Caden's face indicated that he internalized the lesson. He didn't find himself in the same situation later on, but his teammate did, and I didn't need to speak up the second time. Caden quietly said "don't run from him" to the boy standing beside him. The next three cards hardened the lesson. His teammate's DR.I bent hard right, got one squirt of ammo in and then passed undamaged through his enemy's position, out of reach of his guns.
Basic rules were introduced for the first scenario, one of air supremacy over the region. Tokens were used to represent fuel burn, fifteen tokens for fifteen sets of three cards. After the second turn I had to pay careful attention to make sure I removed a token each turn, as I was the expert on the game and the mechanics involved and had to answer questions. The rules are straightforward enough that the boys at my table simply played without me. With one full game in we introduced the more detailed rules, tailing, smoke and fire. This two phase approach meant that there was no confusion presented, and all players down through age ten were focused on the scenario instead of the rules. Second game was photo recon, each team secretly selecting an aircraft as their photo platform. Four tokens were strategically place on the tables and points were scored for kills, for damage, and most importantly for targets photographed. Both teams came out the gate with all planes driving at a target, a move designed to keep the enemy in the dark regarding each plane's intentions.

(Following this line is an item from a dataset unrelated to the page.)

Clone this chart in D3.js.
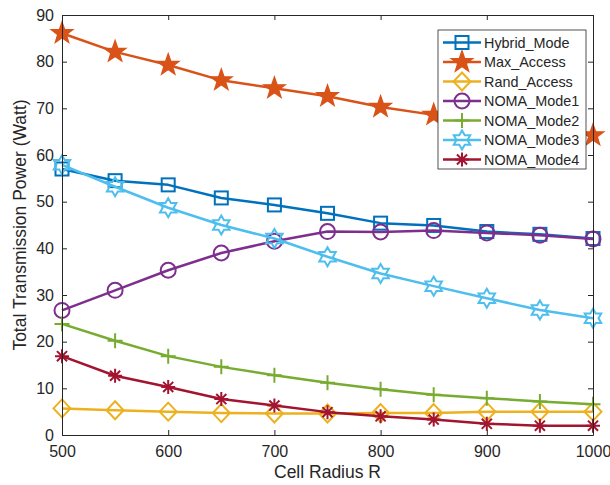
<!DOCTYPE html>
<html>
<head>
<meta charset="utf-8">
<script src="https://cdn.jsdelivr.net/npm/d3@7"></script>
<style>
  body { margin: 0; background: #fff; }
  text { font-family: "Liberation Sans", Arial, sans-serif; fill: #262626; }
</style>
</head>
<body>
<svg id="chart" width="610" height="485"></svg>
<script>
const radius = [500, 550, 600, 650, 700, 750, 800, 850, 900, 950, 1000];
const hybridMode = [57.0, 54.5, 53.6, 50.8, 49.3, 47.5, 45.4, 44.9, 43.6, 43.0, 42.1];
const maxAccess = [86.1, 82.1, 79.3, 76.0, 74.3, 72.6, 70.3, 68.6, 66.9, 65.5, 64.2];
const randAccess = [5.7, 5.3, 5.0, 4.7, 4.6, 4.6, 4.7, 4.7, 5.0, 5.0, 5.0];
const nomaMode1 = [26.7, 31.0, 35.3, 39.0, 41.5, 43.6, 43.5, 43.8, 43.3, 42.8, 42.0];
const nomaMode2 = [23.8, 20.2, 16.9, 14.6, 12.8, 11.2, 9.8, 8.6, 7.9, 7.2, 6.6];
const nomaMode3 = [57.9, 53.2, 48.7, 45.0, 42.1, 38.2, 34.6, 31.9, 29.3, 26.8, 25.0];
const nomaMode4 = [16.9, 12.7, 10.3, 7.7, 6.3, 4.9, 4.0, 3.3, 2.4, 2.0, 2.0];
const xTicks = [500, 600, 700, 800, 900, 1000];
const yTicks = [0, 10, 20, 30, 40, 50, 60, 70, 80, 90];

const series = [
  { name: 'Hybrid_Mode', values: hybridMode, color: '#0072BD', marker: 'square' },
  { name: 'Max_Access', values: maxAccess, color: '#D95319', marker: 'pentagram' },
  { name: 'Rand_Access', values: randAccess, color: '#EDB120', marker: 'diamond' },
  { name: 'NOMA_Mode1', values: nomaMode1, color: '#7E2F8E', marker: 'circle' },
  { name: 'NOMA_Mode2', values: nomaMode2, color: '#77AC30', marker: 'plus' },
  { name: 'NOMA_Mode3', values: nomaMode3, color: '#4DBEEE', marker: 'hexagram' },
  { name: 'NOMA_Mode4', values: nomaMode4, color: '#A2142F', marker: 'asterisk' }
];

const margin = { left: 62, right: 17, top: 15, bottom: 50 };
const width = 610, height = 485;
const svg = d3.select('#chart');

const x = d3.scaleLinear().domain([500, 1000]).range([margin.left, width - margin.right]);
const y = d3.scaleLinear().domain([0, 90]).range([height - margin.bottom, margin.top]);

function starPath(n, ro, ri) {
  const pts = [];
  for (let i = 0; i < n * 2; i++) {
    const r = i % 2 === 0 ? ro : ri;
    const a = -Math.PI / 2 + i * Math.PI / n;
    pts.push([r * Math.cos(a), r * Math.sin(a)]);
  }
  return 'M' + pts.map(p => p.join(',')).join('L') + 'Z';
}

function drawMarker(g, type, color) {
  const sw = 2;
  switch (type) {
    case 'square':
      g.append('rect').attr('x', -6.5).attr('y', -6.5).attr('width', 13).attr('height', 13)
        .attr('fill', 'none').attr('stroke', color).attr('stroke-width', sw);
      break;
    case 'pentagram':
      g.append('path').attr('d', starPath(5, 11, 4.4))
        .attr('fill', color).attr('stroke', color).attr('stroke-width', 1.5).attr('stroke-linejoin', 'miter');
      break;
    case 'diamond':
      g.append('path').attr('d', 'M0,-9L8.5,0L0,9L-8.5,0Z')
        .attr('fill', 'none').attr('stroke', color).attr('stroke-width', sw);
      break;
    case 'circle':
      g.append('circle').attr('r', 7.5)
        .attr('fill', 'none').attr('stroke', color).attr('stroke-width', sw);
      break;
    case 'plus':
      g.append('path').attr('d', 'M-7.5,0H7.5M0,-7.5V7.5')
        .attr('fill', 'none').attr('stroke', color).attr('stroke-width', sw);
      break;
    case 'hexagram':
      g.append('path').attr('d', starPath(6, 9.5, 5.5))
        .attr('fill', 'none').attr('stroke', color).attr('stroke-width', sw).attr('stroke-linejoin', 'miter');
      break;
    case 'asterisk': {
      const r = 7;
      let d = 'M-' + r + ',0H' + r + 'M0,-' + r + 'V' + r;
      const q = r * 0.72;
      d += 'M' + (-q) + ',' + (-q) + 'L' + q + ',' + q + 'M' + (-q) + ',' + q + 'L' + q + ',' + (-q);
      g.append('path').attr('d', d)
        .attr('fill', 'none').attr('stroke', color).attr('stroke-width', sw);
      break;
    }
  }
}

const axisColor = '#262626';
const plot = svg.append('g');

const line = d3.line()
  .x((d, i) => x(radius[i]))
  .y(d => y(d));

series.forEach(s => {
  plot.append('path')
    .datum(s.values)
    .attr('d', line)
    .attr('fill', 'none')
    .attr('stroke', s.color)
    .attr('stroke-width', 2.5)
    .attr('stroke-linejoin', 'round');
  s.values.forEach((v, i) => {
    const g = plot.append('g').attr('transform', `translate(${x(radius[i])},${y(v)})`);
    drawMarker(g, s.marker, s.color);
  });
});

// box with inward ticks on all four sides
const tickLen = 5;
const axes = svg.append('g');
axes.append('g')
  .attr('transform', `translate(0,${y(0)})`)
  .call(d3.axisBottom(x).tickValues(xTicks).tickSizeInner(-tickLen).tickSizeOuter(0)
    .tickPadding(11).tickFormat(d3.format('d')));
axes.append('g')
  .attr('transform', `translate(0,${y(90)})`)
  .call(d3.axisTop(x).tickValues(xTicks).tickSizeInner(-tickLen).tickSizeOuter(0).tickFormat(''));
axes.append('g')
  .attr('transform', `translate(${x(500)},0)`)
  .call(d3.axisLeft(y).tickValues(yTicks).tickSizeInner(-tickLen).tickSizeOuter(0).tickPadding(8));
axes.append('g')
  .attr('transform', `translate(${x(1000)},0)`)
  .call(d3.axisRight(y).tickValues(yTicks).tickSizeInner(-tickLen).tickSizeOuter(0).tickFormat(''));

axes.selectAll('.domain').attr('stroke', axisColor).attr('stroke-width', 1);
axes.selectAll('.tick line').attr('stroke', axisColor).attr('stroke-width', 1);
axes.selectAll('.tick text')
  .style('font-family', '"Liberation Sans", Arial, sans-serif')
  .style('font-size', '16px')
  .attr('fill', axisColor);

svg.append('text')
  .attr('x', (x(500) + x(1000)) / 2)
  .attr('y', 478)
  .attr('text-anchor', 'middle')
  .style('font-size', '17.5px')
  .text('Cell Radius R');

svg.append('text')
  .attr('transform', `translate(26,${(y(0) + y(90)) / 2}) rotate(-90)`)
  .attr('text-anchor', 'middle')
  .style('font-size', '17.5px')
  .text('Total Transmission Power (Watt)');

// legend
const legend = svg.append('g').attr('transform', 'translate(438,30)');
legend.append('rect')
  .attr('width', 148).attr('height', 139)
  .attr('fill', '#fff').attr('stroke', axisColor).attr('stroke-width', 0.8);
series.forEach((s, i) => {
  const row = legend.append('g').attr('transform', `translate(0,${12.5 + i * 19.5})`);
  row.append('line').attr('x1', 5).attr('x2', 43).attr('stroke', s.color).attr('stroke-width', 2.5);
  drawMarker(row.append('g').attr('transform', 'translate(24,0)'), s.marker, s.color);
  row.append('text').attr('x', 46).attr('dy', '0.35em')
    .style('font-size', '14.4px').text(s.name);
});
</script>
</body>
</html>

We've had the discussion more than enough here -- this isn't X-Wing and it's not as Ameritrash as X-Wing because it can't be. It's tightly bound to the reality of air combat in World War I. It may not be your thing because of that, and I understand. We all come to the table for different reasons. But when you're taking the time to explain to your boy that the plane he's flying is painted bright colors because it's a tradition of old warriors, that Knights of the Air isn't just a public relations phrase, it brings structure to the experience. It brings weight. It places you in a moment in history, and for the kids at the session that clearly made a difference.